Looking Back 30 Years Ago
THE 1989 NORBA WORLD CHAMPIONSHIPS
We also covered the 1989 NORBA World Championships, held in Mammoth Mountain, California, in this issue. Most mountain bikers today have never even heard of that race. Our readers are probably familiar with the UCI Mountain Bike World Championships, which began in 1990, so how could there be a Mountain Bike World Championship in 1989?
That’s simple. The NORBA version of the Mountain Bike World Championships happened before the UCI debuted its own version of the similarly named event. Looking back now, it’s interesting to see who won the 1989 NORBA World Championship, held at the end of that year’s race season. Although Ned Overend and John Tomac were arguably the top riders in mountain biking at the time, neither of them was able to win the NORBA XC World Championship for 1989.
Ritchey’s Don Myrah won the Men’s XC title at Mammoth’s 1989 World Championship. Rishi Grewal took second. Dave Wiens got third. Ned, who was battling the flu at the time, ended up fourth; Max Jones finished fifth; and John Tomac placed sixth.
Tomac made up for his XC finish by winning the downhill event on a fully rigid bike. “My first race on a suspension fork was in 1990,” Tomac recalls, “at the Mt. Hood NORBA National. It was a Manitou fork.” Greg Herbold took second in the downhill event at Mammoth, riding the new RockShox forks, which were just starting to show up on some sponsored riders’ bikes.
In the Pro Women’s XC class, Fisher’s Sara Ballantyne was the top finisher, with Darcy Wright second and Susan DeMattei third. Susan, who would later earn a bronze medal in the 1996 Olympics, took the win in the hill-climb event at Mammoth, sixth in the downhill and first in the overall (combined) category.

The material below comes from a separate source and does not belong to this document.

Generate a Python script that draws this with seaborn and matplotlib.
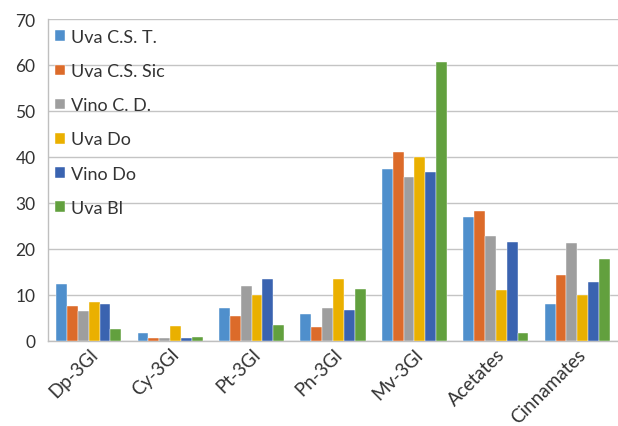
import matplotlib
matplotlib.use("Agg")
import matplotlib.pyplot as plt
from matplotlib.ticker import MultipleLocator, FixedLocator
import pandas as pd
import seaborn as sns

categories = ["Dp-3Gl", "Cy-3Gl", "Pt-3Gl", "Pn-3Gl", "Mv-3Gl", "Acetates", "Cinnamates"]
series_names = ["Uva C.S. T.", "Uva C.S. Sic", "Vino C. D.", "Uva Do", "Vino Do", "Uva Bl"]

uva_cs_t   = [12.5, 1.7, 7.1, 5.9, 37.5, 27.0, 8.0]
uva_cs_sic = [7.7, 0.6, 5.4, 3.0, 41.0, 28.3, 14.4]
vino_cd    = [6.5, 0.6, 11.9, 7.1, 35.7, 22.8, 21.2]
uva_do     = [8.5, 3.3, 10.1, 13.4, 40.0, 11.1, 10.1]
vino_do    = [8.0, 0.6, 13.5, 6.7, 36.7, 21.5, 12.9]
uva_bl     = [2.6, 0.8, 3.5, 11.2, 60.7, 1.7, 17.8]

colors = ["#4F8FCC", "#DC6B2A", "#9E9E9E", "#EAB000", "#3A63B0", "#62A03E"]

series_values = [uva_cs_t, uva_cs_sic, vino_cd, uva_do, vino_do, uva_bl]
rows = []
for name, vals in zip(series_names, series_values):
    for cat, v in zip(categories, vals):
        rows.append({"category": cat, "series": name, "value": v})
df = pd.DataFrame(rows)

sns.set_theme(style="white")
plt.rcParams["font.family"] = ["Lato", "DejaVu Sans"]

fig = plt.figure(figsize=(6.18, 4.27), dpi=100)
ax = fig.add_axes([48 / 618, 1 - 342 / 427, 570 / 618, 322 / 427])

sns.barplot(data=df, x="category", y="value", hue="series", order=categories,
            hue_order=series_names, palette=colors, width=0.8, saturation=1,
            edgecolor="white", linewidth=0.3, ax=ax, zorder=3)

ax.set_ylim(0, 70)
ax.set_xlim(-0.5, len(categories) - 0.5)
ax.yaxis.set_major_locator(MultipleLocator(10))
ax.yaxis.grid(True, color="#C4C4C4", linewidth=1.0, zorder=0)
ax.set_axisbelow(True)
ax.set_xlabel("")
ax.set_ylabel("")

for side in ["top", "right"]:
    ax.spines[side].set_visible(False)
for side in ["left", "bottom"]:
    ax.spines[side].set_color("#BFBFBF")
    ax.spines[side].set_linewidth(1.0)

ax.tick_params(axis="y", length=0, labelsize=12.5, colors="#333333", pad=9)
ax.tick_params(axis="x", which="major", length=0, labelsize=13.5, colors="#333333", pad=3)
ax.xaxis.set_minor_locator(FixedLocator([i - 0.5 for i in range(len(categories) + 1)]))
ax.tick_params(axis="x", which="minor", length=5, color="#BFBFBF", width=1.0)
for lbl in ax.get_xticklabels():
    lbl.set_rotation(45)
    lbl.set_ha("right")
    lbl.set_rotation_mode("anchor")

leg = ax.legend(loc="upper left", bbox_to_anchor=(0.012, 0.968), frameon=False,
                fontsize=13, labelspacing=1.0, handlelength=0.55, handleheight=0.55,
                handletextpad=0.35, borderpad=0, borderaxespad=0)
for t in leg.get_texts():
    t.set_color("#333333")

fig.savefig("out.png", dpi=100)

Sara Ballantyne went to Europe shortly after winning the NORBA XC World Championship at Mammoth and won the 1989 European World Championship, too.
LOOKING AHEAD
We mentioned elsewhere in the issue that the first UCI World Championship would be held in the summer of 1990 in Durango, Colorado. Ned Overend and John Tomac would redeem themselves by winning the first two UCI World Championships in the Men’s XC class, in 1990 and 1991 respectively, while Juli Furtado and Ruthie Matthes would win the Women’s UCI Worlds titles. Though Sara Ballantyne would never take home the Women’s XC title in the UCI World Championships, she would go on to win the first World Cup Series title in Women’s XC in 1991.